Advanced threat protection breaking Home Assistant functionality with nothing in the logs

Question

I run a "smart home" platform called Home Assistant which has a feature that allows for remote connectivity through their web service called Nabu Casa. Home Assistant runs on a Raspberry Pi 3. When remote control is enabled, this is what occurs during their authentication process: 
 
 SniTun server create a SHA256 from a random 40bit value. They will be encrypted and send to client. This decrypt the value and perform again a SHA256 with this value and send it encrypted back to SniTun. If they is valid, he going into Multiplexer modus. 
 
 With Advanced threat protection enabled, the remote control functionality is broken and the logs in Home Assistant shows there is a "challenge/response error with SniTun server". When I disable ATP, everything works fine. Unfortunately, with ATP enabled, there is nothing in the logs that shows ATP is actually blocking anything but I have tested this multiple times and positive it's ATP causing the remote control functionality to not work. 
 When remote control is enabled, I can see in the Home Assistant logs exactly what it's doing and the first step is: 
 
 2019-12-09 18:44:36 DEBUG (MainThread) [hass_nabucasa.cloud_api] Fetched remote-sni-api.nabucasa.com/snitun_token (200) 
 
 I've tried adding both nabucasa.com and remote-sni-api.nabucasa.com to the Network/Host Exceptions in ATP, but it still doesn't work. It only works when ATP is completely disabled. 
 Any suggestions? It's a bit frustrating the Sophos XG logs don't show anything. 
 Edit: I also tried changing ATP to "Log" only, and it doesn't work. ATP must be completely disabled. 
 Edit: It's not just ATP, it appears using any Web Policy causes the same issue. However, if I select "Use web proxy instead of DPI engine", it works fine Nothing in the logs either. So it appears it's being caused by the DPI engine which I'm assuming ATP is using?

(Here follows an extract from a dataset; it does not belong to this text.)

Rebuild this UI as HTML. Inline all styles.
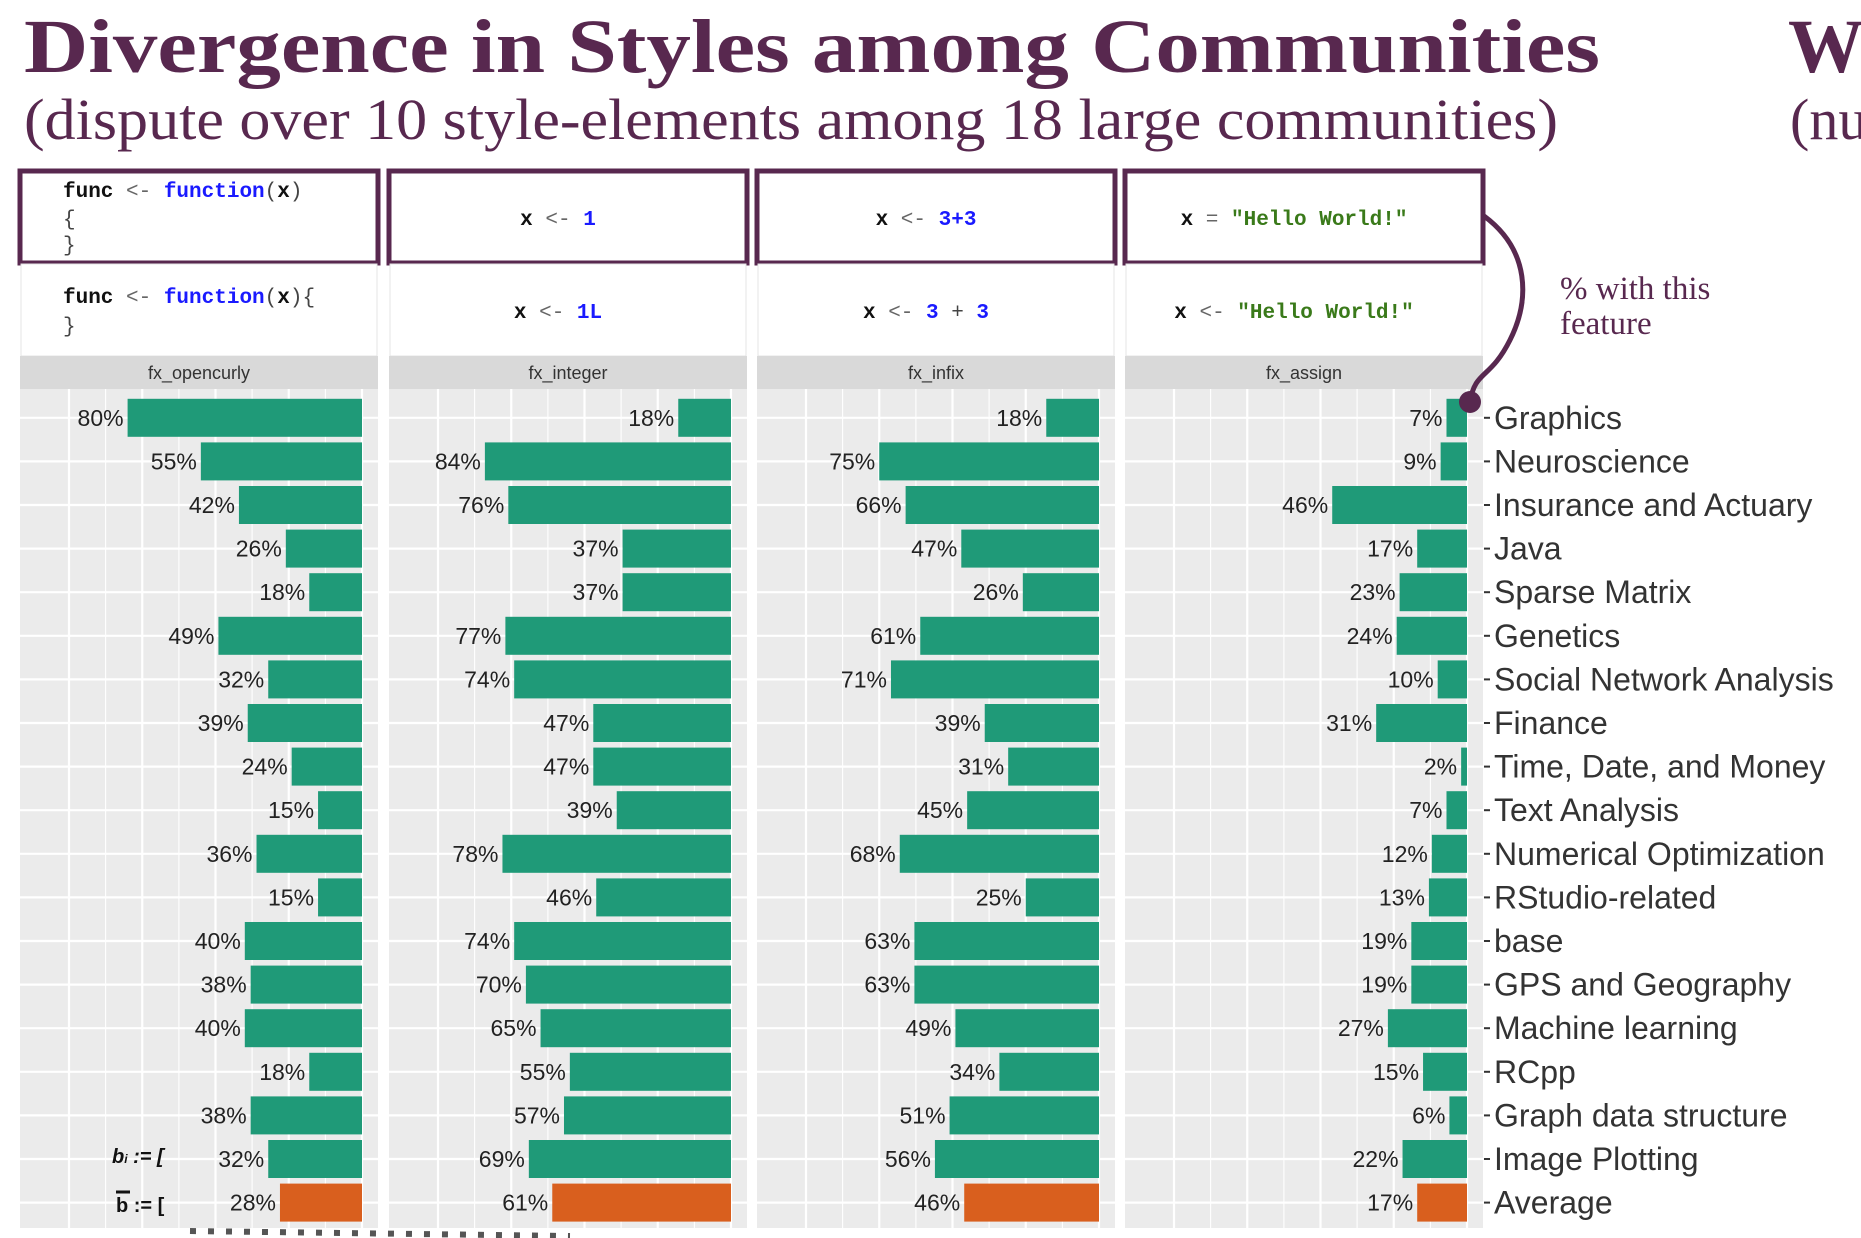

NayanManvar · Accepted Answer

Hi shred, 
 Thank you for sharing a device Access. We are tacking this issue with ID NC-54818.

Paul C2 · Answer

Hi Shred, 
 
 I took a look at the packet capture and system logs collected by Nayan. Specifically looking at the connection with src ip = 172.16.16.15 and dst ip = 3.94.237.33 that Nayan said was problematic, I can see that an unrecognized protocol is being sent over port 443. 
 
 Unrecognized/invalid traffic will be blocked by default when the web DPI engine is enabled. 
 As you have noticed, the web DPI engine is enabled if the web proxy is disabled AND any/all of the following are enabled : 
 
 AV scanning 
 ATP 
 Web policy is configured (ie. web policy is not none in the firewall rule) 
 
 I don't have device access to your box to see the firewall rule configured on your box but perhaps you can confirm that this is consistent with the behavior you have seen. 
 
 Do you know what domain resolves to 3.94.237.33? It seems to be an amazon aws server. 
 
 Here are 3 different ways to workaround the issue: 
 1. create a firewall rule with a fqdn host (if you know the domain) or an IP host in the destination network field and ensure web policy is none, av scanning is unchecked, web proxy is disabled, and ATP is disabled globally. Only then will the problematic parser be bypassed. 
 2. create a firewall rule with a fqdn host (if you know the domain) or an IP host in the destination network field and choose "allow all" web policy and check "Use web proxy instead of DPI engine". 
 3. enable relay_invalid_http_traffic via cish by following the instructions described here: https://community.sophos.com/kb/en-us/123730 . This is the least recommended approach. 
 
 Please let me know once you have had a chance to try out the workarounds. 
 
 Thanks, 
 Paul